▶ **Data section**:
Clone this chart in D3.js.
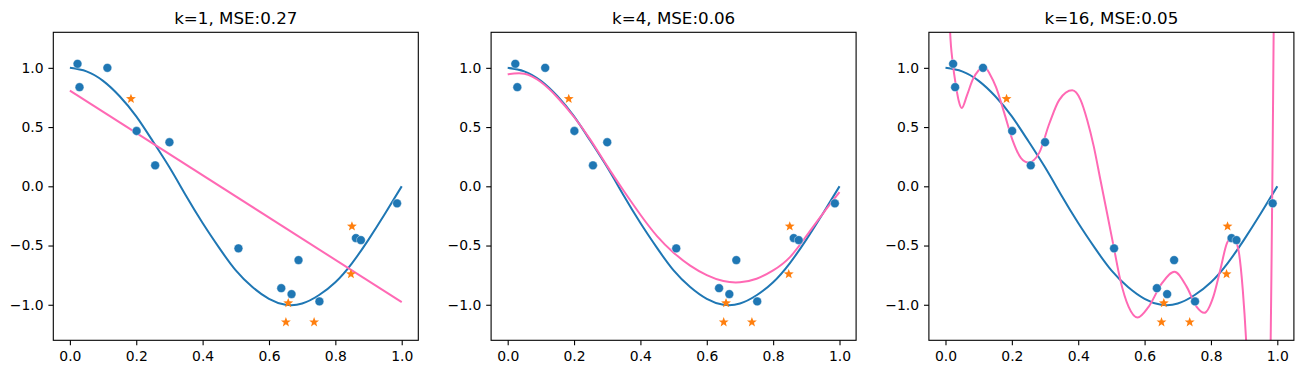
<!DOCTYPE html>
<meta charset="utf-8">
<style>

body {
  margin: 0;
  background: #fff;
}

.axis text {
  font: 13.9px "DejaVu Sans", sans-serif;
  fill: #000;
}

.axis line {
  stroke: #000;
  stroke-width: 1.1px;
}

.axis path {
  display: none;
}

.frame {
  fill: none;
  stroke: #000;
  stroke-width: 1.1px;
}

.title {
  font: 16.7px "DejaVu Sans", sans-serif;
  fill: #000;
}

.truth {
  fill: none;
  stroke: #1f77b4;
  stroke-width: 2px;
}

.fit {
  fill: none;
  stroke: #ff69b4;
  stroke-width: 2px;
}

</style>
<body>

<script src="https://d3js.org/d3.v7.min.js"></script>
<script>

// training points (blue dots)
var trainX = [0.023, 0.029, 0.113, 0.201, 0.257, 0.300, 0.508, 0.637, 0.668, 0.689, 0.752, 0.862, 0.877, 0.986];
var trainY = [1.034, 0.837, 1.000, 0.467, 0.177, 0.372, -0.524, -0.860, -0.910, -0.623, -0.972, -0.437, -0.454, -0.144];

// test points (orange stars)
var testX = [0.184, 0.850, 0.847, 0.658, 0.651, 0.736];
var testY = [0.738, -0.338, -0.741, -0.986, -1.147, -1.147];

// the true curve, read every 0.05
var gridX = [0, 0.05, 0.1, 0.15, 0.2, 0.25, 0.3, 0.35, 0.4, 0.45, 0.5, 0.55, 0.6, 0.65, 0.7, 0.75, 0.8, 0.85, 0.9, 0.95, 1];
var trueY = [1.00, 0.97, 0.89, 0.76, 0.59, 0.38, 0.16, -0.08, -0.31, -0.52, -0.71, -0.85, -0.95, -1.00, -0.99, -0.92, -0.81, -0.65, -0.45, -0.23, 0.00];

// k=1 fit (straight line)
var fit1X = [0, 1];
var fit1Y = [0.808, -0.978];

// k=4 fit, same grid as the true curve
var fit4Y = [0.945, 0.95, 0.88, 0.75, 0.585, 0.39, 0.17, -0.04, -0.24, -0.42, -0.56, -0.67, -0.75, -0.80, -0.81, -0.78, -0.71, -0.60, -0.42, -0.23, -0.05];

// k=16 fit, read at its turning points
var fit16X = [0, 0.008, 0.014, 0.022, 0.032, 0.040, 0.049, 0.065, 0.082, 0.100, 0.117, 0.135, 0.152, 0.177, 0.202, 0.227, 0.250, 0.282, 0.313, 0.343, 0.382, 0.407, 0.427, 0.447, 0.467, 0.487, 0.507, 0.527, 0.552, 0.579, 0.612, 0.652, 0.690, 0.727, 0.757, 0.780, 0.807, 0.828, 0.848, 0.866, 0.883, 0.896, 0.906, 0.920, 0.950, 0.970, 0.980, 0.983, 0.986, 0.989, 1.0];
var fit16Y = [2.60, 1.80, 1.30, 1.04, 0.84, 0.72, 0.66, 0.77, 0.90, 0.98, 1.01, 0.94, 0.84, 0.62, 0.39, 0.24, 0.20, 0.28, 0.53, 0.73, 0.81, 0.73, 0.56, 0.335, 0.053, -0.228, -0.511, -0.792, -1.018, -1.108, -1.018, -0.82, -0.722, -0.849, -1.018, -1.068, -0.933, -0.707, -0.482, -0.42, -0.539, -0.877, -1.30, -2.2, -2.8, -2.2, -1.30, -0.54, 0.31, 1.30, 4.0];

var titles = ["k=1, MSE:0.27", "k=4, MSE:0.06", "k=16, MSE:0.05"];
var xTicks = [0, 0.2, 0.4, 0.6, 0.8, 1.0];
var yTicks = [-1, -0.5, 0, 0.5, 1];

function zip(xs, ys) {
  return xs.map(function(d, i) { return [d, ys[i]]; });
}

var fits = [
  { pts: zip(fit1X, fit1Y), curve: d3.curveLinear },
  { pts: zip(gridX, fit4Y), curve: d3.curveNatural },
  { pts: zip(fit16X, fit16Y), curve: d3.curveMonotoneX }
];

// figure layout
var W = 1303, H = 374;
var panelLeft = [53.3, 491.1, 928.9],
    panelW = 365,
    panelTop = 32.3,
    panelH = 308;

var svg = d3.select("body")
  .append("svg")
    .attr("width", W)
    .attr("height", H);

var x = d3.scaleLinear().domain([-0.05, 1.05]).range([0, panelW]);
var y = d3.scaleLinear().domain([-1.3, 1.3]).range([panelH, 0]);

var line = d3.line()
    .x(function(d) { return x(d[0]); })
    .y(function(d) { return y(d[1]); });

// 5 point star like matplotlib's '*'
function starPath(R) {
  var r = R * 0.42, p = [];
  for (var i = 0; i < 10; i++) {
    var a = Math.PI / 5 * i - Math.PI / 2, rr = i % 2 ? r : R;
    p.push([rr * Math.cos(a), rr * Math.sin(a)]);
  }
  return "M" + p.join("L") + "Z";
}

titles.forEach(function(t, k) {
  var g = svg.append("g")
      .attr("transform", "translate(" + panelLeft[k] + "," + panelTop + ")");

  g.append("clipPath")
      .attr("id", "clip" + k)
    .append("rect")
      .attr("width", panelW)
      .attr("height", panelH);

  // axes
  g.append("g")
      .attr("class", "axis")
      .attr("transform", "translate(0," + panelH + ")")
      .call(d3.axisBottom(x).tickValues(xTicks).tickFormat(d3.format(".1f"))
        .tickSize(4.9).tickPadding(6.3));

  g.append("g")
      .attr("class", "axis")
      .call(d3.axisLeft(y).tickValues(yTicks).tickFormat(d3.format(".1f"))
        .tickSize(4.9).tickPadding(4.9));

  var plot = g.append("g").attr("clip-path", "url(#clip" + k + ")");

  // true function
  plot.append("path")
      .datum(zip(gridX, trueY))
      .attr("class", "truth")
      .attr("d", line.curve(d3.curveNatural));

  // fitted polynomial
  plot.append("path")
      .datum(fits[k].pts)
      .attr("class", "fit")
      .attr("d", line.curve(fits[k].curve));

  // train points
  plot.selectAll("circle")
      .data(zip(trainX, trainY))
    .enter().append("circle")
      .attr("r", 4.4)
      .attr("cx", function(d) { return x(d[0]); })
      .attr("cy", function(d) { return y(d[1]); })
      .style("fill", "#1f77b4")
      .style("stroke", "#fff")
      .style("stroke-width", 0.4);

  // test points
  plot.selectAll(".star")
      .data(zip(testX, testY))
    .enter().append("path")
      .attr("class", "star")
      .attr("d", starPath(5.2))
      .attr("transform", function(d) { return "translate(" + x(d[0]) + "," + y(d[1]) + ")"; })
      .style("fill", "#ff7f0e");

  g.append("rect")
      .attr("class", "frame")
      .attr("width", panelW)
      .attr("height", panelH);

  g.append("text")
      .attr("class", "title")
      .attr("x", panelW / 2)
      .attr("y", -8.3)
      .attr("text-anchor", "middle")
      .text(t);
});

</script>
</body>
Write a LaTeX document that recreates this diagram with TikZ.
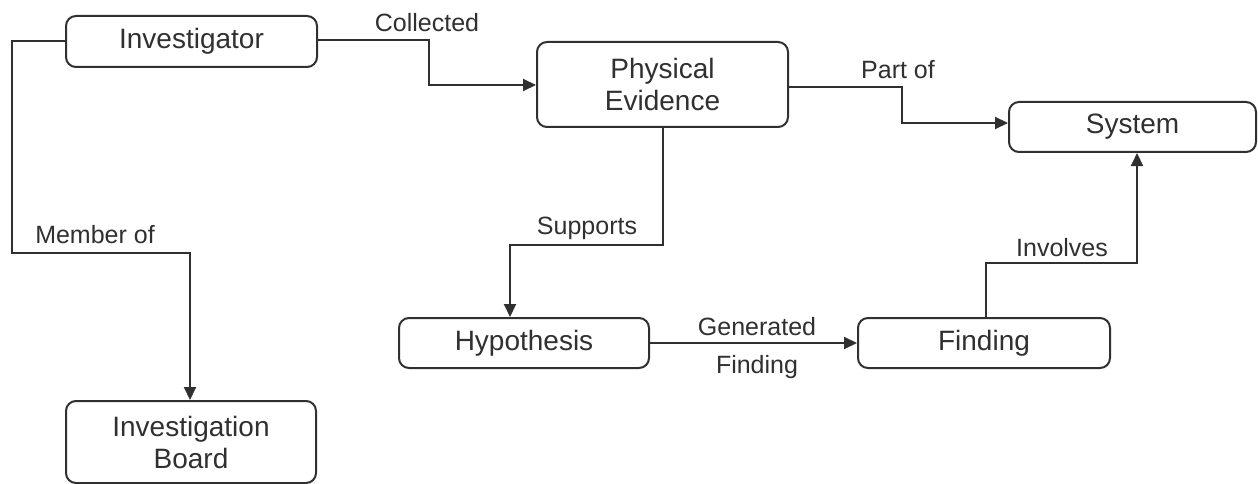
\documentclass[tikz,border=0pt]{standalone}
\usepackage{fontspec}
\setmainfont{Liberation Sans}
\usetikzlibrary{arrows.meta}
\definecolor{ink}{HTML}{303030}
\begin{document}
\begin{tikzpicture}[x=1pt,y=-1pt,
  box/.style={draw=ink, line width=2pt, rounded corners=10pt, fill=white,
    text=ink, align=center, inner sep=0pt, minimum width=251pt,
    font=\fontsize{28}{32}\selectfont},
  conn/.style={draw=ink, line width=2pt, -{Triangle[length=13pt,width=12pt]}},
  lbl/.style={text=ink, inner sep=0pt, font=\fontsize{25}{30}\selectfont}]
\fill[white] (0,0) rectangle (1258,484);
\useasboundingbox (0,0) rectangle (1258,484);

\node[box, minimum height=51pt] (inv) at (191.5,41.5) {Investigator};
\node[box, minimum height=85pt] (pe) at (662.5,84.5) {Physical\\Evidence};
\node[box, minimum width=247pt, minimum height=50pt] (sys) at (1132.5,127) {System};
\node[box, minimum width=250pt, minimum height=50pt] (hyp) at (524,343) {Hypothesis};
\node[box, minimum width=252pt, minimum height=50pt] (fin) at (984,343) {Finding};
\node[box, minimum width=250pt, minimum height=82pt] (ib) at (191,442) {Investigation\\Board};

\coordinate (m1) at (12,253);
\coordinate (m2) at (190,253);
\coordinate (c1) at (429,40);
\coordinate (c2) at (429,85);
\coordinate (p1) at (902,87);
\coordinate (p2) at (902,123);
\coordinate (s1) at (663,245);
\coordinate (s2) at (510,245);
\coordinate (i1) at (986,263);
\coordinate (i2) at (1137,263);

\draw[conn] (inv.west) -| (m1) -- (m2) -- (ib.north -| m2);
\draw[conn] (inv.east |- c1) -- (c1) -- (c2) -- (pe.west |- c2);
\draw[conn] (pe.east |- p1) -- (p1) -- (p2) -- (sys.west |- p2);
\draw[conn] (pe.south -| s1) -- (s1) -- (s2) -- (hyp.north -| s2);
\draw[conn] (hyp.east) -- (fin.west);
\draw[conn] (fin.north -| i1) -- (i1) -- (i2) -- (sys.south -| i2);

\node[lbl] (lmem) at (95,235) {Member of};
\node[lbl] (lcol) at (427,23) {Collected};
\node[lbl] (lpart) at (898,70) {Part of};
\node[lbl] (lsup) at (587,228) {Supports};
\node[lbl] (lgen) at (757,327) {Generated};
\node[lbl] (lfin) at (757,367) {Finding};
\node[lbl] (linv) at (1062,248) {Involves};
\end{tikzpicture}
\end{document}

▶ **What is asked**: The lines to reproduce run from the one above containing "Write a LaTeX" through the one containing "(i2) at (1137,263);". Copy them exactly and leave out all pictures.

▶ **Written reply**:
Write a LaTeX document that recreates this diagram with TikZ.
\documentclass[tikz,border=0pt]{standalone}
\usepackage{fontspec}
\setmainfont{Liberation Sans}
\usetikzlibrary{arrows.meta}
\definecolor{ink}{HTML}{303030}
\begin{document}
\begin{tikzpicture}[x=1pt,y=-1pt,
  box/.style={draw=ink, line width=2pt, rounded corners=10pt, fill=white,
    text=ink, align=center, inner sep=0pt, minimum width=251pt,
    font=\fontsize{28}{32}\selectfont},
  conn/.style={draw=ink, line width=2pt, -{Triangle[length=13pt,width=12pt]}},
  lbl/.style={text=ink, inner sep=0pt, font=\fontsize{25}{30}\selectfont}]
\fill[white] (0,0) rectangle (1258,484);
\useasboundingbox (0,0) rectangle (1258,484);

\node[box, minimum height=51pt] (inv) at (191.5,41.5) {Investigator};
\node[box, minimum height=85pt] (pe) at (662.5,84.5) {Physical\\Evidence};
\node[box, minimum width=247pt, minimum height=50pt] (sys) at (1132.5,127) {System};
\node[box, minimum width=250pt, minimum height=50pt] (hyp) at (524,343) {Hypothesis};
\node[box, minimum width=252pt, minimum height=50pt] (fin) at (984,343) {Finding};
\node[box, minimum width=250pt, minimum height=82pt] (ib) at (191,442) {Investigation\\Board};

\coordinate (m1) at (12,253);
\coordinate (m2) at (190,253);
\coordinate (c1) at (429,40);
\coordinate (c2) at (429,85);
\coordinate (p1) at (902,87);
\coordinate (p2) at (902,123);
\coordinate (s1) at (663,245);
\coordinate (s2) at (510,245);
\coordinate (i1) at (986,263);
\coordinate (i2) at (1137,263);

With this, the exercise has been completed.